Reproduce every record below exactly as written, leaving out any pictures.
────────────────────
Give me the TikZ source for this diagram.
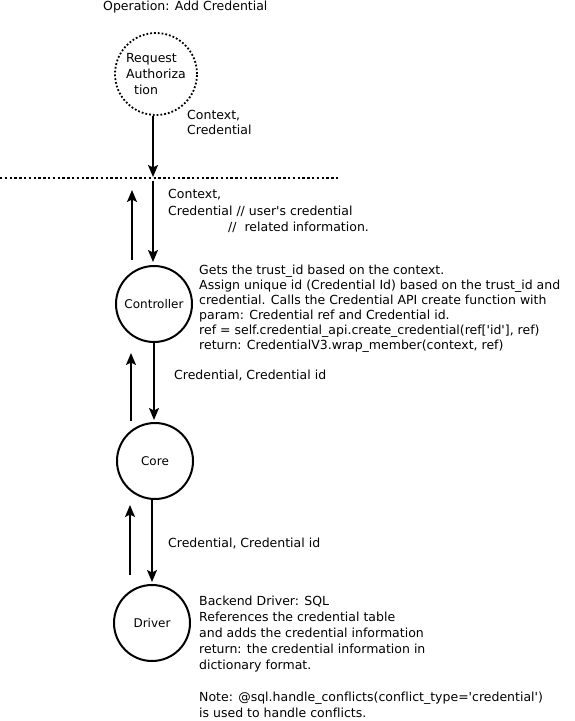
\documentclass[tikz,border=0pt]{standalone}
\usepackage{fontspec}
\setmainfont{DejaVu Sans}[Ligatures=NoCommon]
\usetikzlibrary{arrows.meta}
\newcommand{\sq}{\textquotesingle}
\begin{document}
\begin{tikzpicture}[x=1pt,y=-1pt,
  arr/.style={line width=2pt,-{Stealth[length=12pt,width=10pt,inset=2.5pt]}},
  circ/.style={circle,draw,line width=2pt,inner sep=0pt,minimum size=76pt,
    font=\fontsize{12}{15}\selectfont},
  dotcirc/.style={circle,draw,line width=1.8pt,dash pattern=on 1.8pt off 2pt,
    inner sep=0pt,minimum size=82pt,align=left,font=\fontsize{12.5}{16}\selectfont},
  dotline/.style={line width=2pt,dash pattern=on 2.4pt off 2.4pt},
  txt/.style={anchor=west,align=left,inner sep=0pt,font=\fontsize{12.5}{15}\selectfont},
  ]
\useasboundingbox[fill=white] (0,0) rectangle (574,721);

\node[txt] (title) at (103,7) {Operation: Add Credential};

\node[dotcirc] (req) at (156,74) {Request\\Authoriza\\\hspace*{8pt}tion};
\node[txt] (lbl1) at (187,122) {Context,\\Credential};

\coordinate (L) at (0,178);
\coordinate (R) at (338,178);
\draw[dotline] (L) -- (R);
\coordinate (hit) at (153,177);
\draw[arr] (req.south -| hit) -- (hit);

\node[circ] (ctrl) at (154,304) {Controller};
\node[circ] (core) at (155,461) {Core};
\node[circ] (drv) at (152,623) {Driver};

\coordinate (d1) at (153,181);
\draw[arr] (d1) -- ([yshift=3pt]ctrl.north -| d1);
\coordinate (u1a) at (132,260);
\coordinate (u1b) at (132,190);
\draw[arr] (u1a) -- (u1b);
\node[txt,font=\fontsize{12.5}{16.5}\selectfont] (lbl2) at (168,211)
  {Context,\\Credential // user\sq s credential\\\hspace*{60pt}//\ \ related information.};

\node[txt] (ctrltxt) at (199,309) {Gets the trust\_id based on the context.\\
Assign unique id (Credential Id) based on the trust\_id and\\
credential. Calls the Credential API create function with\\
param: Credential ref and Credential id.\\
ref = self.credential\_api.create\_credential(ref[\sq id\sq], ref)\\
return: CredentialV3.wrap\_member(context, ref)};

\draw[arr] (ctrl.south) -- ([yshift=2pt]core.north -| ctrl.south);
\coordinate (u2a) at (131,421);
\coordinate (u2b) at (131,353);
\draw[arr] (u2a) -- (u2b);
\node[txt] (lbl3) at (174,375) {Credential, Credential id};

\draw[arr] (core.south -| drv.north) -- ([yshift=2pt]drv.north);
\coordinate (u3a) at (130,575);
\coordinate (u3b) at (130,505);
\draw[arr] (u3a) -- (u3b);
\node[txt] (lbl4) at (168,543) {Credential, Credential id};

\node[txt,font=\fontsize{12.5}{16}\selectfont] (drvtxt) at (199,657) {Backend Driver: SQL\\
References the credential table\\
and adds the credential information\\
return: the credential information in\\
dictionary format.\\[16pt]
Note: @sql.handle\_conflicts(conflict\_type=\sq credential\sq)\\
is used to handle conflicts.};
\end{tikzpicture}
\end{document}
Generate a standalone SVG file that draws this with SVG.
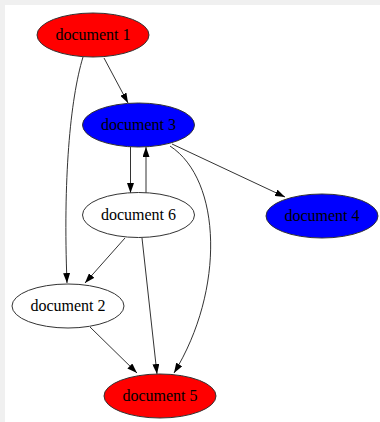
────────────────────
■ ANSWER TO THE TASK ■
Give me the TikZ source for this diagram.
\documentclass[tikz,border=0pt]{standalone}
\usepackage{fontspec}
\setmainfont{DejaVu Sans}[Ligatures=NoCommon]
\usetikzlibrary{arrows.meta}
\newcommand{\sq}{\textquotesingle}
\begin{document}
\begin{tikzpicture}[x=1pt,y=-1pt,
  arr/.style={line width=2pt,-{Stealth[length=12pt,width=10pt,inset=2.5pt]}},
  circ/.style={circle,draw,line width=2pt,inner sep=0pt,minimum size=76pt,
    font=\fontsize{12}{15}\selectfont},
  dotcirc/.style={circle,draw,line width=1.8pt,dash pattern=on 1.8pt off 2pt,
    inner sep=0pt,minimum size=82pt,align=left,font=\fontsize{12.5}{16}\selectfont},
  dotline/.style={line width=2pt,dash pattern=on 2.4pt off 2.4pt},
  txt/.style={anchor=west,align=left,inner sep=0pt,font=\fontsize{12.5}{15}\selectfont},
  ]
\useasboundingbox[fill=white] (0,0) rectangle (574,721);

\node[txt] (title) at (103,7) {Operation: Add Credential};

\node[dotcirc] (req) at (156,74) {Request\\Authoriza\\\hspace*{8pt}tion};
\node[txt] (lbl1) at (187,122) {Context,\\Credential};

\coordinate (L) at (0,178);
\coordinate (R) at (338,178);
\draw[dotline] (L) -- (R);
\coordinate (hit) at (153,177);
\draw[arr] (req.south -| hit) -- (hit);

\node[circ] (ctrl) at (154,304) {Controller};
\node[circ] (core) at (155,461) {Core};
\node[circ] (drv) at (152,623) {Driver};

\coordinate (d1) at (153,181);
\draw[arr] (d1) -- ([yshift=3pt]ctrl.north -| d1);
\coordinate (u1a) at (132,260);
\coordinate (u1b) at (132,190);
\draw[arr] (u1a) -- (u1b);
\node[txt,font=\fontsize{12.5}{16.5}\selectfont] (lbl2) at (168,211)
  {Context,\\Credential // user\sq s credential\\\hspace*{60pt}//\ \ related information.};

\node[txt] (ctrltxt) at (199,309) {Gets the trust\_id based on the context.\\
Assign unique id (Credential Id) based on the trust\_id and\\
credential. Calls the Credential API create function with\\
param: Credential ref and Credential id.\\
ref = self.credential\_api.create\_credential(ref[\sq id\sq], ref)\\
return: CredentialV3.wrap\_member(context, ref)};

\draw[arr] (ctrl.south) -- ([yshift=2pt]core.north -| ctrl.south);
\coordinate (u2a) at (131,421);
\coordinate (u2b) at (131,353);
\draw[arr] (u2a) -- (u2b);
\node[txt] (lbl3) at (174,375) {Credential, Credential id};

\draw[arr] (core.south -| drv.north) -- ([yshift=2pt]drv.north);
\coordinate (u3a) at (130,575);
\coordinate (u3b) at (130,505);
\draw[arr] (u3a) -- (u3b);
\node[txt] (lbl4) at (168,543) {Credential, Credential id};

\node[txt,font=\fontsize{12.5}{16}\selectfont] (drvtxt) at (199,657) {Backend Driver: SQL\\
References the credential table\\
and adds the credential information\\
return: the credential information in\\
dictionary format.\\[16pt]
Note: @sql.handle\_conflicts(conflict\_type=\sq credential\sq)\\
is used to handle conflicts.};
\end{tikzpicture}
\end{document}
Generate a standalone SVG file that draws this with SVG.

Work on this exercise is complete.